Moonshine Recipe: The Joy of Home Distilling

Moonshine Recipe: The Joy of Home Distilling

Posted by Mary on Jul 27th 2015

Ready to make your first batch of moonshine but not sure where to start? Then this is the blog for you! Although the term “moonshine” can be used to describe any type of illicitly-made alcohol, stereotypical moonshine is made with some kind of corn mash as the main ingredient, such as flaked maize, corn meal, or cracked corn. You also typically think of moonshine as being in a jug with XXX on the side. Each X stood for how many times the batch was run through the still, with each run further increasing the alcohol content but also losing volume. Modern distillation techniques are a bit more efficient so you may not have to do as many runs if you use a reflux column or a thumper as part of your moonshine still.

Creating your own signature ‘shine really is an art, but you should start with the basics before getting all fancy. And with every batch you make, keep a record of your recipe along with a log of your process (we’ve got a free batch log here for you to download). This makes it so much easier as you start trying new recipes and figure out what works for you and what doesn’t.

The recipe below can be found on page 167 in Rick’s book The Joy of Home Distilling. The book includes a bunch of other recipes as well—two more for moonshine, and several each for vodka, whisky, rum, schnapps, and more.

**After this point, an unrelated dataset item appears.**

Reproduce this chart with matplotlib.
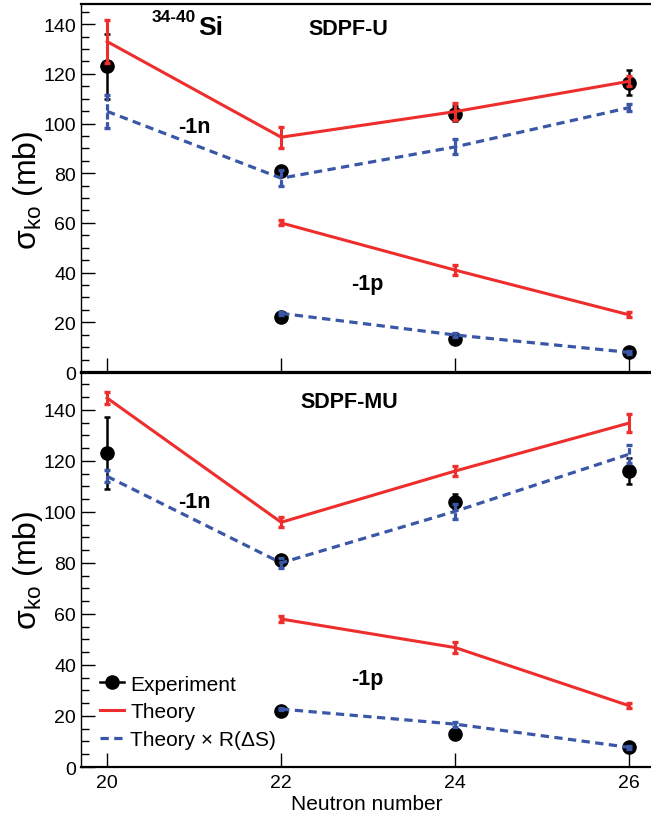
import matplotlib
matplotlib.use("Agg")
import matplotlib.pyplot as plt
from matplotlib.lines import Line2D
from matplotlib.ticker import MultipleLocator

plt.rcParams['font.family'] = ['Liberation Sans', 'DejaVu Sans']
plt.rcParams['mathtext.fontset'] = 'custom'
plt.rcParams['mathtext.rm'] = 'Liberation Sans'
plt.rcParams['mathtext.it'] = 'Liberation Sans:italic'

# neutron numbers
n_all = [20, 22, 24, 26]
n_p = [22, 24, 26]

# SDPF-U panel
exp_1n_u = [123, 81, 104, 116.5]
exp_1n_u_err = [13, 2, 3, 5]
exp_1p_u = [22.3, 13.3, 8.2]
exp_1p_u_err = [1, 1, 1]
th_1n_u = [133, 94.5, 104.8, 117]
th_1n_u_err = [8.5, 4.3, 3.5, 2]
thr_1n_u = [104.9, 78, 90.6, 106.4]
thr_1n_u_err = [6.6, 3.3, 3, 1.5]
th_1p_u = [60, 41, 23]
th_1p_u_err = [1, 2, 1]
thr_1p_u = [23.6, 14.9, 7.9]
thr_1p_u_err = [0.5, 1, 0.5]

# SDPF-MU panel
exp_1n_mu = [123, 81, 104, 116]
exp_1n_mu_err = [14, 2, 3, 5]
exp_1p_mu = [22, 13, 7.7]
exp_1p_mu_err = [1, 1, 1]
th_1n_mu = [144.6, 95.9, 116, 134.8]
th_1n_mu_err = [2.2, 2, 2, 3.4]
thr_1n_mu = [113.9, 80, 100.2, 122.6]
thr_1n_mu_err = [2.3, 2, 3, 3.4]
th_1p_mu = [58, 46.8, 24]
th_1p_mu_err = [1, 2, 1]
thr_1p_mu = [22.7, 16.8, 7.7]
thr_1p_mu_err = [0.5, 1, 0.5]

RED = '#ee2d2d'
BLUE = '#3a56a6'
DASH = (2.6, 1.7)

fig = plt.figure(figsize=(6.51, 8.2), dpi=100)
ax_top = fig.add_axes([0.1244, 0.5451, 0.8756, 0.4491])
ax_bot = fig.add_axes([0.1244, 0.0634, 0.8756, 0.4805])


def draw_panel(ax, e1n, e1n_err, e1p, e1p_err, t1n, t1n_err, r1n, r1n_err, t1p, t1p_err, r1p, r1p_err):
    for x, y, err in [(n_all, e1n, e1n_err), (n_p, e1p, e1p_err)]:
        ax.errorbar(x, y, yerr=err, fmt='o', color='black', ms=9.5,
                    elinewidth=1.8, capsize=2.5, capthick=1.8, zorder=2)
    for x, y, err in [(n_all, t1n, t1n_err), (n_p, t1p, t1p_err)]:
        ax.errorbar(x, y, yerr=err, fmt='-', color=RED, lw=2.2,
                    elinewidth=2.2, capsize=2.5, capthick=2.4, zorder=3)
    for x, y, err in [(n_all, r1n, r1n_err), (n_p, r1p, r1p_err)]:
        c = ax.errorbar(x, y, yerr=err, fmt='--', color=BLUE, lw=2.3,
                        elinewidth=2.3, capsize=2.5, capthick=2.4, zorder=4)
        c[0].set_dashes(DASH)
        for bar in c[2]:
            bar.set_linestyle((0, (2.0, 0.8)))

    ax.set_xlim(19.7, 26.25)
    ax.set_xticks(n_all)
    ax.yaxis.set_major_locator(MultipleLocator(20))
    ax.yaxis.set_minor_locator(MultipleLocator(5))
    ax.tick_params(axis='y', which='major', direction='in', length=10, width=1,
                   labelsize=14, pad=3.6)
    ax.tick_params(axis='y', which='minor', direction='in', length=6, width=1)
    ax.tick_params(axis='x', which='major', direction='in', length=10, width=1,
                   labelsize=14, pad=5)
    ax.spines['right'].set_visible(False)
    ax.spines['left'].set_linewidth(1.0)
    ax.spines['top'].set_linewidth(1.6)
    ax.spines['bottom'].set_linewidth(1.6)


draw_panel(ax_top, exp_1n_u, exp_1n_u_err, exp_1p_u, exp_1p_u_err,
           th_1n_u, th_1n_u_err, thr_1n_u, thr_1n_u_err,
           th_1p_u, th_1p_u_err, thr_1p_u, thr_1p_u_err)
draw_panel(ax_bot, exp_1n_mu, exp_1n_mu_err, exp_1p_mu, exp_1p_mu_err,
           th_1n_mu, th_1n_mu_err, thr_1n_mu, thr_1n_mu_err,
           th_1p_mu, th_1p_mu_err, thr_1p_mu, thr_1p_mu_err)

ax_top.set_ylim(0, 148.2)
ax_bot.set_ylim(0, 154.4)
ax_top.tick_params(axis='x', labelbottom=False)

# y titles
for yc in [190, 570]:
    fig.text(28 / 651, 1 - yc / 820, 'σ$_{\\rm ko}$ (mb)', rotation=90,
             ha='center', va='center', fontsize=23)
fig.text(367 / 651, 1 - 805 / 820, 'Neutron number', ha='center', va='center', fontsize=15)

# panel annotations
ax_top.text(20.51, 141.2, '34-40', fontsize=12.5, fontweight='bold', ha='left', va='baseline')
ax_top.text(21.05, 136, 'Si', fontsize=19, fontweight='bold', ha='left', va='baseline')
ax_top.text(22.77, 136, 'SDPF-U', fontsize=15.5, fontweight='bold', ha='center', va='baseline')
ax_top.text(21.0, 96.5, '-1n', fontsize=15.5, fontweight='bold', ha='center', va='baseline')
ax_top.text(22.99, 33.4, '-1p', fontsize=15.5, fontweight='bold', ha='center', va='baseline')
ax_bot.text(22.78, 141.2, 'SDPF-MU', fontsize=15.5, fontweight='bold', ha='center', va='baseline')
ax_bot.text(21.0, 101.7, '-1n', fontsize=15.5, fontweight='bold', ha='center', va='baseline')
ax_bot.text(22.99, 32.5, '-1p', fontsize=15.5, fontweight='bold', ha='center', va='baseline')

# legend
h_exp = Line2D([], [], color='black', lw=1.8, marker='o', ms=9.5)
h_th = Line2D([], [], color=RED, lw=2.2)
h_thr = Line2D([], [], color=BLUE, lw=2.3, dashes=DASH)
ax_bot.legend([h_exp, h_th, h_thr], ['Experiment', 'Theory', 'Theory × R(ΔS)'],
              loc='center left', bbox_to_anchor=(100 / 651, 107 / 820),
              bbox_transform=fig.transFigure, frameon=False, fontsize=15,
              handlelength=1.15, handletextpad=0.3, labelspacing=0.42,
              borderpad=0, borderaxespad=0)

fig.savefig('out.png', dpi=100)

Moonshine Recipe (aka No-cook Mash)

While the term moonshine actually describes any illicitly distilled liquor, it is more commonly considered to be an un-aged distilled spirit made from a primarily corn mash, making it fit nicely under the Whiskey category for our purposes.


• 8 pounds (4kg) flaked maize (in this recipe, you may substitute with cracked corn)
• 6 pounds (3.6kg) granulated sugar
• 1.5 teaspoons (7.5ml) gypsum
• 6 US gallons (23L) of fresh, filtered or dechlorinated water


• 8-gallon or larger primary fermenter with tight-fitting lid
• 1 package of whiskey yeast with gluco-amylase enzyme, sufficient for 6.6 US gallons (25L)
• Airlock
• Long-handled plastic spoon
• Hydrometer
• Test Cylinder
• Clearing agent such as Super Kleer or Sparkolloid (per package instructions)
• Moonshine still (such as a pot still)


1. Bring two gallons of water to a boil and dissolve sugar.
2. Stir in gypsum.
3. Pour mixture into fermenter and stir in flaked maize.
4. Top up fermenter with warm or cool water to obtain a total volume of 6.6 US gallons (25L) at 90° F (32° C).
5. Draw off a sample of the liquid and take a hydrometer test.
6. Add the yeast as per package directions and allow wash to rest until fermentation has completed (approximately 3 to 5 days).
7. Once fermentation has completed, strain the mash using a straining bag or other means of separating the solids from the liquid. The goal is to collect the maximum amount of liquid possible. You can even rinse the grain with a small amount of boiled and cooled water to maximize collection of the fermented liquid.
8. Add the clearing agent per package directions and allow the wash to sit until cleared.
9. Siphon the cleared liquid to your kettle and distill using pot distillation in a moonshine still.